Other non-Merc runners, such as Lotus and Toro Rosso, should also be a bit stronger this weekend.
But while the Silverstone meeting is popular among most of us the F1 engineer doesn't necessarily concur with that view. This is because it's a track hard to set a car up for, not helped by it having the sort of layout not seen much these days and further it is one that can show up an underperforming car rather ruthlessly.
The surface is a bit unusual plus varying track temperatures can give a bum steer on tyre behaviour. The cross-winds can unsettle cars, and then there is the added variable of the weather.

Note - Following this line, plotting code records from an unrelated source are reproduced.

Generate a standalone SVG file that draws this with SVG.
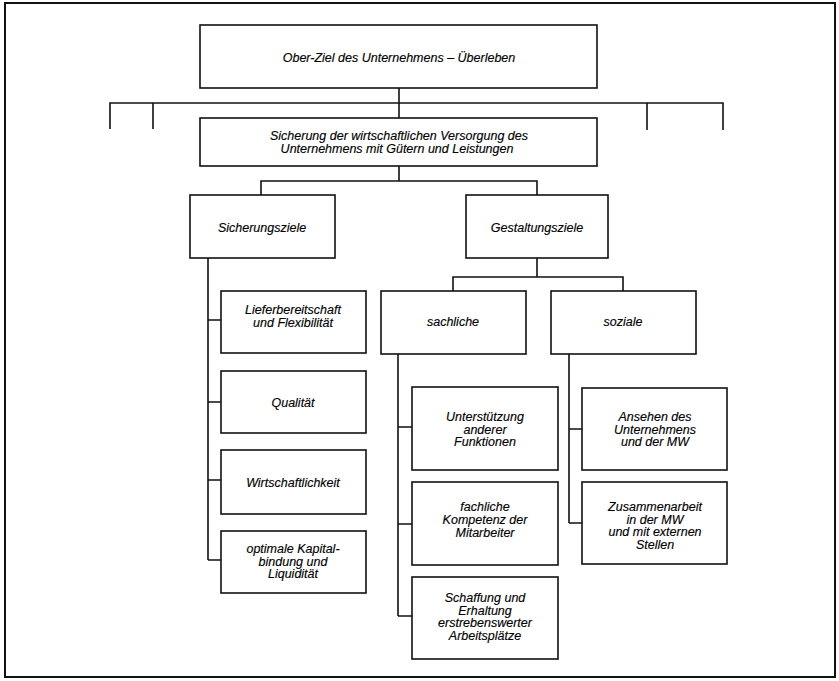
<svg xmlns="http://www.w3.org/2000/svg" width="839" height="681" viewBox="0 0 839 681">
<style>
.box{fill:#fff;stroke:#111;stroke-width:1.6}
.ln{fill:none;stroke:#111;stroke-width:1.6}
text{font-family:"Liberation Sans",Arial,Helvetica,sans-serif;font-style:italic;font-size:12.5px;fill:#000;text-anchor:middle;stroke:#000;stroke-width:0.15}
</style>
<rect x="0" y="0" width="839" height="681" fill="#fff"/>
<rect x="5" y="3" width="830" height="674" fill="none" stroke="#111" stroke-width="2"/>
<g id="connectors" class="ln">
<path d="M399 88V118"/>
<path d="M110 129V103H723V130M153 103V129M647 103V130"/>
<path d="M399 166V181M261 195V181H537V195"/>
<path d="M537 258V277M453 291V277H623V291"/>
<path d="M208 258V560M208 320H221M208 402H221M208 480H221M208 560H221"/>
<path d="M398 354V616M398 427H412M398 524H412M398 616H412"/>
<path d="M569 354V523M569 429H582M569 523H582"/>
</g>
<g id="n-ober"><rect class="box" x="200" y="25" width="397" height="63"/><text x="399" y="62">Ober-Ziel des Unternehmens – Überleben</text></g>
<g id="n-sicherung"><rect class="box" x="200" y="118" width="397" height="48"/><text x="399" y="139.5">Sicherung der wirtschaftlichen Versorgung des</text><text x="397" y="153">Unternehmens mit Gütern und Leistungen</text></g>
<g id="n-sicherungsziele"><rect class="box" x="190" y="195" width="145" height="63"/><text x="262" y="232">Sicherungsziele</text></g>
<g id="n-gestaltungsziele"><rect class="box" x="466" y="195" width="142" height="63"/><text x="537" y="232">Gestaltungsziele</text></g>
<g id="n-sachliche"><rect class="box" x="381" y="291" width="145" height="63"/><text x="453" y="326">sachliche</text></g>
<g id="n-soziale"><rect class="box" x="551" y="291" width="145" height="63"/><text x="623" y="326">soziale</text></g>
<g id="n-liefer"><rect class="box" x="221" y="291" width="145" height="62"/><text x="293" y="314">Lieferbereitschaft</text><text x="293" y="327">und Flexibilität</text></g>
<g id="n-qualitaet"><rect class="box" x="221" y="371" width="145" height="62"/><text x="293" y="407">Qualität</text></g>
<g id="n-wirtschaft"><rect class="box" x="221" y="450" width="145" height="64"/><text x="293" y="487">Wirtschaftlichkeit</text></g>
<g id="n-optimale"><rect class="box" x="221" y="531" width="145" height="62"/><text x="293" y="553">optimale Kapital-</text><text x="293" y="565.5">bindung und</text><text x="293" y="578">Liquidität</text></g>
<g id="n-unterst"><rect class="box" x="412" y="387" width="146" height="83"/><text x="485" y="421">Unterstützung</text><text x="485" y="433.5">anderer</text><text x="485" y="446">Funktionen</text></g>
<g id="n-fachlich"><rect class="box" x="412" y="482" width="146" height="83"/><text x="485" y="511">fachliche</text><text x="485" y="524">Kompetenz der</text><text x="485" y="537">Mitarbeiter</text></g>
<g id="n-schaffung"><rect class="box" x="412" y="577" width="146" height="82"/><text x="485" y="602">Schaffung und</text><text x="485" y="614.5">Erhaltung</text><text x="485" y="627">erstrebenswerter</text><text x="485" y="639.5">Arbeitsplätze</text></g>
<g id="n-ansehen"><rect class="box" x="582" y="388" width="145" height="82"/><text x="655" y="421">Ansehen des</text><text x="655" y="433.5">Unternehmens</text><text x="655" y="446">und der MW</text></g>
<g id="n-zusammen"><rect class="box" x="582" y="482" width="145" height="82"/><text x="655" y="511">Zusammenarbeit</text><text x="655" y="523.5">in der MW</text><text x="655" y="536">und mit externen</text><text x="655" y="548.5">Stellen</text></g>
</svg>
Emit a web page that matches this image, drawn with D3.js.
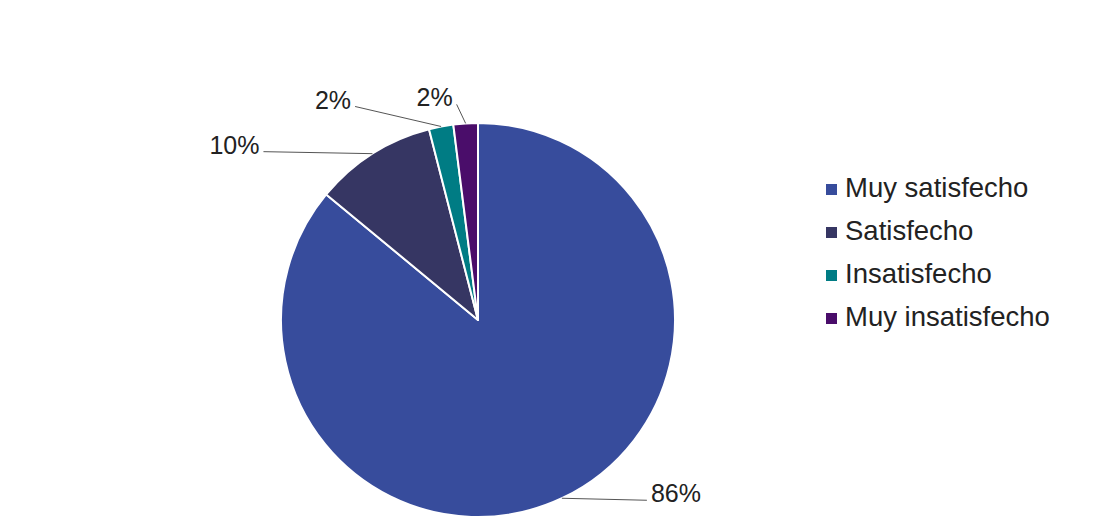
<!DOCTYPE html>
<html>
<head>
<meta charset="utf-8">
<script src="https://cdn.jsdelivr.net/npm/d3@7"></script>
<style>
  body { margin: 0; background: #fff; }
  svg { display: block; font-family: "Liberation Sans", Arial, sans-serif; }
</style>
</head>
<body>
<div id="chart"></div>
<script>
// data
const categories = ["Muy satisfecho", "Satisfecho", "Insatisfecho", "Muy insatisfecho"];
const values = [86, 10, 2, 2];
const labels = ["86%", "10%", "2%", "2%"];
const colors = ["#374c9c", "#363663", "#007c84", "#4a0d6a"];

// label leader offsets from slice edge (layout only)
const labelOffsets = [[85, 2], [-109, -2], [-86, -20], [-9, -19]];

const width = 1094, height = 520;
const cx = 478, cy = 320, radius = 197;

const svg = d3.select("#chart").append("svg")
    .attr("width", width)
    .attr("height", height);

const pie = d3.pie().sort(null).value(d => d)(values);
const arc = d3.arc().innerRadius(0).outerRadius(radius);

const g = svg.append("g").attr("transform", `translate(${cx},${cy})`);

g.selectAll("path")
    .data(pie)
    .join("path")
    .attr("d", arc)
    .attr("fill", (d, i) => colors[i])
    .attr("stroke", "#fff")
    .attr("stroke-width", 2)
    .attr("stroke-linejoin", "round");

// leader lines + labels
pie.forEach((d, i) => {
    const a = (d.startAngle + d.endAngle) / 2;
    const ex = radius * Math.sin(a), ey = -radius * Math.cos(a);
    const lx = ex + labelOffsets[i][0], ly = ey + labelOffsets[i][1];
    g.append("line")
        .attr("x1", ex).attr("y1", ey)
        .attr("x2", lx).attr("y2", ly)
        .attr("stroke", "#555")
        .attr("stroke-width", 1);
    const right = lx > ex;
    g.append("text")
        .attr("x", right ? lx + 4 : lx - 4)
        .attr("y", ly + 2)
        .attr("text-anchor", right ? "start" : "end")
        .attr("font-size", 25)
        .attr("fill", "#222")
        .text(labels[i]);
});

// legend
const legend = svg.append("g").attr("transform", "translate(826,189)");
const item = legend.selectAll("g")
    .data(categories)
    .join("g")
    .attr("transform", (d, i) => `translate(0,${i * 43})`);

item.append("rect")
    .attr("x", 0).attr("y", -5)
    .attr("width", 11).attr("height", 11)
    .attr("fill", (d, i) => colors[i]);

item.append("text")
    .attr("x", 19)
    .attr("y", 8)
    .attr("font-size", 27.5)
    .attr("fill", "#222")
    .text(d => d);
</script>
</body>
</html>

As anyone familiar with the British summer could tell you anything from hot and sunny to cold and wet - sometimes on the same day and perhaps even in the same session - cannot be discounted. The rain can also disrupt practice running and lose valuable fine-tuning time. As a result set-ups and race strategies across the grid sometimes have a rather wandering, madcap quality about them. Rain is forecast this weekend too, with a particularly strong chance of it disrupting FP3 and maybe qualifying too.
As we saw rather luridly at the Silverstone race last season the race can be tough on tyres also with the track's abundance of high lateral load corners, especially so if the temperature picks up.
Pirelli has brought the same compounds as 12 months ago, the medium and hard, which also were on show at Malaysia and Spain this campaign. Given the considerations above you won't be surprised to hear that these are as conservative as Pirelli gets.
But short of an unlikely repeat of the rather extreme occurrences of last year's visit, little of this weekend should dampen the feel good factor that the sport gets when at Silverstone. Not even when it's raining.